» **Task to complete**: Restate the data exactly as given and keep the pictures out.

[start of Information shown]

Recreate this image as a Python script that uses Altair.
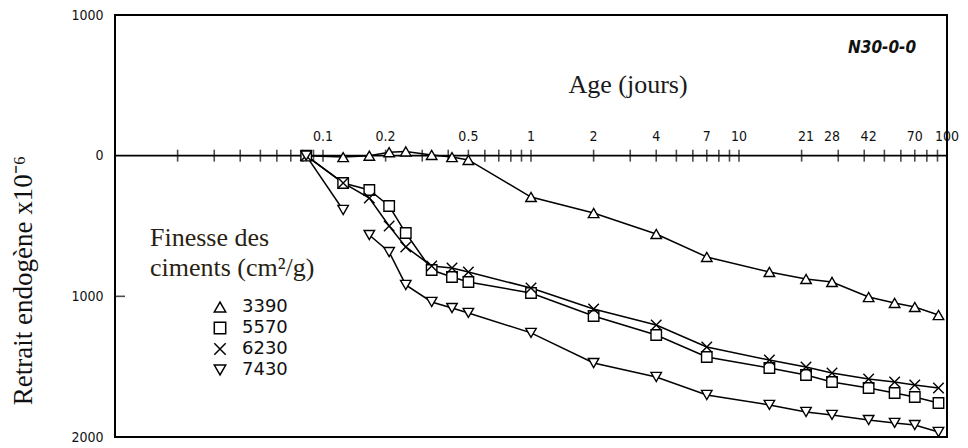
import altair as alt
import pandas as pd

# Age (jours)
ages = [0.083, 0.125, 0.167, 0.208, 0.25, 0.333, 0.417, 0.5, 1, 2, 4, 7, 14, 21, 28, 42, 56, 70, 91]
# Retrait endogène (x10-6), positive = shrinkage (drawn downward)
r3390 = [0, 10, 0, -25, -30, -5, 10, 30, 294, 408, 557, 720, 827, 877, 898, 1005, 1047, 1076, 1133]
r5570 = [0, 194, 244, 358, 550, 813, 863, 898, 976, 1140, 1275, 1431, 1509, 1559, 1609, 1652, 1687, 1716, 1758]
r6230 = [0, 194, 301, 500, 649, 784, 799, 827, 941, 1090, 1204, 1360, 1453, 1502, 1545, 1588, 1609, 1630, 1652]
r7430 = [0, 386, 564, 685, 919, 1040, 1083, 1118, 1260, 1474, 1573, 1701, 1772, 1822, 1843, 1879, 1900, 1915, 1964]
seg7430 = [0, 0, 1, 1, 1, 1, 1, 1, 1, 1, 1, 1, 1, 1, 1, 1, 1, 1, 1]

finesses = ["3390", "5570", "6230", "7430"]
shapes = ["triangle-up", "square", "M-1,-1L1,1M1,-1L-1,1", "triangle-down"]

tick_vals = [0.02, 0.03, 0.04, 0.05, 0.06, 0.07, 0.08, 0.09,
             0.1, 0.2, 0.3, 0.4, 0.5, 0.6, 0.7, 0.8, 0.9,
             1, 2, 3, 4, 5, 6, 7, 8, 9,
             10, 20, 30, 40, 50, 60, 70, 80, 90, 100]
label_vals = [0.1, 0.2, 0.5, 1, 2, 4, 7, 10, 21, 28, 42, 70, 100]
label_txt = ["0.1", "0.2", "0.5", "1", "2", "4", "7", "10", "21", "28", "42", "70", "100"]
y_ticks = [-1000, 0, 1000, 2000]
x_domain = [0.01, 100]
y_domain = [-1000, 2000]

rows = []
for f, vals in zip(finesses, [r3390, r5570, r6230, r7430]):
    for i, (a, v) in enumerate(zip(ages, vals)):
        seg = seg7430[i] if f == "7430" else 0
        rows.append({"age": a, "retrait": v, "finesse": f, "seg": f + "_" + str(seg)})
df = pd.DataFrame(rows)
ticks_df = pd.DataFrame({"t": tick_vals})
labels_df = pd.DataFrame({"t": label_vals, "txt": label_txt})
frame_df = pd.DataFrame({"x0": [x_domain[0]], "x1": [x_domain[1]],
                         "y0": [y_domain[0]], "y1": [y_domain[1]]})
one = pd.DataFrame({"k": [0]})

xs = alt.Scale(type="log", domain=x_domain, nice=False)
ys = alt.Scale(domain=y_domain, reverse=True, nice=False)

y_axis = alt.Axis(values=y_ticks, labelExpr="format(abs(datum.value), 'd')",
                  tickSize=0, domain=False, grid=False,
                  labelFont="DejaVu Sans Condensed", labelFontSize=14,
                  labelColor="#111", labelPadding=12,
                  title="Retrait  endogène x10⁻⁶", titleFont="Liberation Serif",
                  titleFontSize=27, titleFontWeight="normal", titleColor="#111",
                  titleX=-92, titleY=265, titleAngle=270,
                  titleAlign="center", titleBaseline="middle")

X = alt.X("age:Q", scale=xs, axis=None)
Y = alt.Y("retrait:Q", scale=ys, axis=y_axis)

frame = alt.Chart(frame_df).mark_rect(fill="white", fillOpacity=0, stroke="black",
                                      strokeWidth=2, strokeOpacity=1).encode(
    x=alt.X("x0:Q", scale=xs, axis=None), x2="x1:Q",
    y=alt.Y("y0:Q", scale=ys, axis=y_axis), y2="y1:Q")

base_line = alt.Chart(one).mark_rule(color="black", strokeWidth=1.6).encode(y=alt.datum(0, scale=ys))

ticks = alt.Chart(ticks_df).mark_tick(orient="vertical", size=12, thickness=1.6, color="black").encode(
    x=alt.X("t:Q", scale=xs, axis=None), y=alt.datum(0, scale=ys))

tick_labels = alt.Chart(labels_df).mark_text(
    font="DejaVu Sans Condensed", fontSize=14, dy=-19, color="#111").encode(
    x=alt.X("t:Q", scale=xs, axis=None), y=alt.datum(0, scale=ys), text="txt:N")

lines = alt.Chart(df).mark_line(color="black", strokeWidth=1.5).encode(
    x=X, y=Y, detail="seg:N", order="age:Q")

points = alt.Chart(df).mark_point(filled=False, color="black", fill="white", fillOpacity=1,
                                  strokeWidth=1.4, size=110, opacity=1).encode(
    x=X, y=Y,
    shape=alt.Shape("finesse:N", scale=alt.Scale(domain=finesses, range=shapes),
                    legend=alt.Legend(orient="none", legendX=96, legendY=283, title=None,
                                      labelFont="DejaVu Sans", labelFontSize=18,
                                      labelColor="#111", symbolSize=130,
                                      symbolStrokeWidth=1.5, rowPadding=3,
                                      labelOffset=13, padding=0)))

inner_tick = alt.Chart(one).mark_tick(orient="horizontal", size=10, thickness=1.6, color="black").encode(
    x=alt.value(5), y=alt.datum(1000, scale=ys))

t_age = alt.Chart(one).mark_text(text="Age (jours)", font="Liberation Serif", fontSize=26,
                                 color="#1a1a1a").encode(x=alt.value(513), y=alt.value(70))
t_code = alt.Chart(one).mark_text(text="N30-0-0", font="DejaVu Sans Condensed", fontSize=17,
                                  fontStyle="italic", fontWeight="bold", color="#111").encode(
    x=alt.value(767), y=alt.value(33))
t_fin1 = alt.Chart(one).mark_text(text="Finesse des", font="Liberation Serif", fontSize=26,
                                  align="left", color="#2a1f14").encode(x=alt.value(35), y=alt.value(223))
t_fin2 = alt.Chart(one).mark_text(text="ciments  (cm²/g)", font="Liberation Serif", fontSize=26,
                                  align="left", color="#2a1f14").encode(x=alt.value(35), y=alt.value(253))

chart = alt.layer(base_line, ticks, tick_labels, lines, points, inner_tick,
                  t_age, t_code, t_fin1, t_fin2, frame).properties(
    width=832, height=422,
    background="white",
    autosize=alt.AutoSizeParams(type="none"),
    padding={"left": 115, "top": 15, "right": 21, "bottom": 11},
).configure_view(stroke="black", strokeWidth=2)

chart.save("out.html", embed_options={"renderer": "svg", "actions": False})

[end of Information shown]

» **Solution below**:
Recreate this image as a Python script that uses Altair.
import altair as alt
import pandas as pd

# Age (jours)
ages = [0.083, 0.125, 0.167, 0.208, 0.25, 0.333, 0.417, 0.5, 1, 2, 4, 7, 14, 21, 28, 42, 56, 70, 91]
# Retrait endogène (x10-6), positive = shrinkage (drawn downward)
r3390 = [0, 10, 0, -25, -30, -5, 10, 30, 294, 408, 557, 720, 827, 877, 898, 1005, 1047, 1076, 1133]
r5570 = [0, 194, 244, 358, 550, 813, 863, 898, 976, 1140, 1275, 1431, 1509, 1559, 1609, 1652, 1687, 1716, 1758]
r6230 = [0, 194, 301, 500, 649, 784, 799, 827, 941, 1090, 1204, 1360, 1453, 1502, 1545, 1588, 1609, 1630, 1652]
r7430 = [0, 386, 564, 685, 919, 1040, 1083, 1118, 1260, 1474, 1573, 1701, 1772, 1822, 1843, 1879, 1900, 1915, 1964]
seg7430 = [0, 0, 1, 1, 1, 1, 1, 1, 1, 1, 1, 1, 1, 1, 1, 1, 1, 1, 1]

finesses = ["3390", "5570", "6230", "7430"]
shapes = ["triangle-up", "square", "M-1,-1L1,1M1,-1L-1,1", "triangle-down"]

tick_vals = [0.02, 0.03, 0.04, 0.05, 0.06, 0.07, 0.08, 0.09,
             0.1, 0.2, 0.3, 0.4, 0.5, 0.6, 0.7, 0.8, 0.9,
             1, 2, 3, 4, 5, 6, 7, 8, 9,
             10, 20, 30, 40, 50, 60, 70, 80, 90, 100]
label_vals = [0.1, 0.2, 0.5, 1, 2, 4, 7, 10, 21, 28, 42, 70, 100]
label_txt = ["0.1", "0.2", "0.5", "1", "2", "4", "7", "10", "21", "28", "42", "70", "100"]
y_ticks = [-1000, 0, 1000, 2000]
x_domain = [0.01, 100]
y_domain = [-1000, 2000]

rows = []
for f, vals in zip(finesses, [r3390, r5570, r6230, r7430]):
    for i, (a, v) in enumerate(zip(ages, vals)):
        seg = seg7430[i] if f == "7430" else 0
        rows.append({"age": a, "retrait": v, "finesse": f, "seg": f + "_" + str(seg)})
df = pd.DataFrame(rows)
ticks_df = pd.DataFrame({"t": tick_vals})
labels_df = pd.DataFrame({"t": label_vals, "txt": label_txt})
frame_df = pd.DataFrame({"x0": [x_domain[0]], "x1": [x_domain[1]],
                         "y0": [y_domain[0]], "y1": [y_domain[1]]})
one = pd.DataFrame({"k": [0]})

xs = alt.Scale(type="log", domain=x_domain, nice=False)
ys = alt.Scale(domain=y_domain, reverse=True, nice=False)

y_axis = alt.Axis(values=y_ticks, labelExpr="format(abs(datum.value), 'd')",
                  tickSize=0, domain=False, grid=False,
                  labelFont="DejaVu Sans Condensed", labelFontSize=14,
                  labelColor="#111", labelPadding=12,
                  title="Retrait  endogène x10⁻⁶", titleFont="Liberation Serif",
                  titleFontSize=27, titleFontWeight="normal", titleColor="#111",
                  titleX=-92, titleY=265, titleAngle=270,
                  titleAlign="center", titleBaseline="middle")

X = alt.X("age:Q", scale=xs, axis=None)
Y = alt.Y("retrait:Q", scale=ys, axis=y_axis)

frame = alt.Chart(frame_df).mark_rect(fill="white", fillOpacity=0, stroke="black",
                                      strokeWidth=2, strokeOpacity=1).encode(
    x=alt.X("x0:Q", scale=xs, axis=None), x2="x1:Q",
    y=alt.Y("y0:Q", scale=ys, axis=y_axis), y2="y1:Q")

base_line = alt.Chart(one).mark_rule(color="black", strokeWidth=1.6).encode(y=alt.datum(0, scale=ys))

ticks = alt.Chart(ticks_df).mark_tick(orient="vertical", size=12, thickness=1.6, color="black").encode(
    x=alt.X("t:Q", scale=xs, axis=None), y=alt.datum(0, scale=ys))

tick_labels = alt.Chart(labels_df).mark_text(
    font="DejaVu Sans Condensed", fontSize=14, dy=-19, color="#111").encode(
    x=alt.X("t:Q", scale=xs, axis=None), y=alt.datum(0, scale=ys), text="txt:N")

lines = alt.Chart(df).mark_line(color="black", strokeWidth=1.5).encode(
    x=X, y=Y, detail="seg:N", order="age:Q")

points = alt.Chart(df).mark_point(filled=False, color="black", fill="white", fillOpacity=1,
                                  strokeWidth=1.4, size=110, opacity=1).encode(
    x=X, y=Y,
    shape=alt.Shape("finesse:N", scale=alt.Scale(domain=finesses, range=shapes),
                    legend=alt.Legend(orient="none", legendX=96, legendY=283, title=None,
                                      labelFont="DejaVu Sans", labelFontSize=18,
                                      labelColor="#111", symbolSize=130,
                                      symbolStrokeWidth=1.5, rowPadding=3,
                                      labelOffset=13, padding=0)))

inner_tick = alt.Chart(one).mark_tick(orient="horizontal", size=10, thickness=1.6, color="black").encode(
    x=alt.value(5), y=alt.datum(1000, scale=ys))

t_age = alt.Chart(one).mark_text(text="Age (jours)", font="Liberation Serif", fontSize=26,
                                 color="#1a1a1a").encode(x=alt.value(513), y=alt.value(70))
t_code = alt.Chart(one).mark_text(text="N30-0-0", font="DejaVu Sans Condensed", fontSize=17,
                                  fontStyle="italic", fontWeight="bold", color="#111").encode(
    x=alt.value(767), y=alt.value(33))
t_fin1 = alt.Chart(one).mark_text(text="Finesse des", font="Liberation Serif", fontSize=26,
                                  align="left", color="#2a1f14").encode(x=alt.value(35), y=alt.value(223))
t_fin2 = alt.Chart(one).mark_text(text="ciments  (cm²/g)", font="Liberation Serif", fontSize=26,
                                  align="left", color="#2a1f14").encode(x=alt.value(35), y=alt.value(253))

chart = alt.layer(base_line, ticks, tick_labels, lines, points, inner_tick,
                  t_age, t_code, t_fin1, t_fin2, frame).properties(
    width=832, height=422,
    background="white",
    autosize=alt.AutoSizeParams(type="none"),
    padding={"left": 115, "top": 15, "right": 21, "bottom": 11},
).configure_view(stroke="black", strokeWidth=2)

chart.save("out.html", embed_options={"renderer": "svg", "actions": False})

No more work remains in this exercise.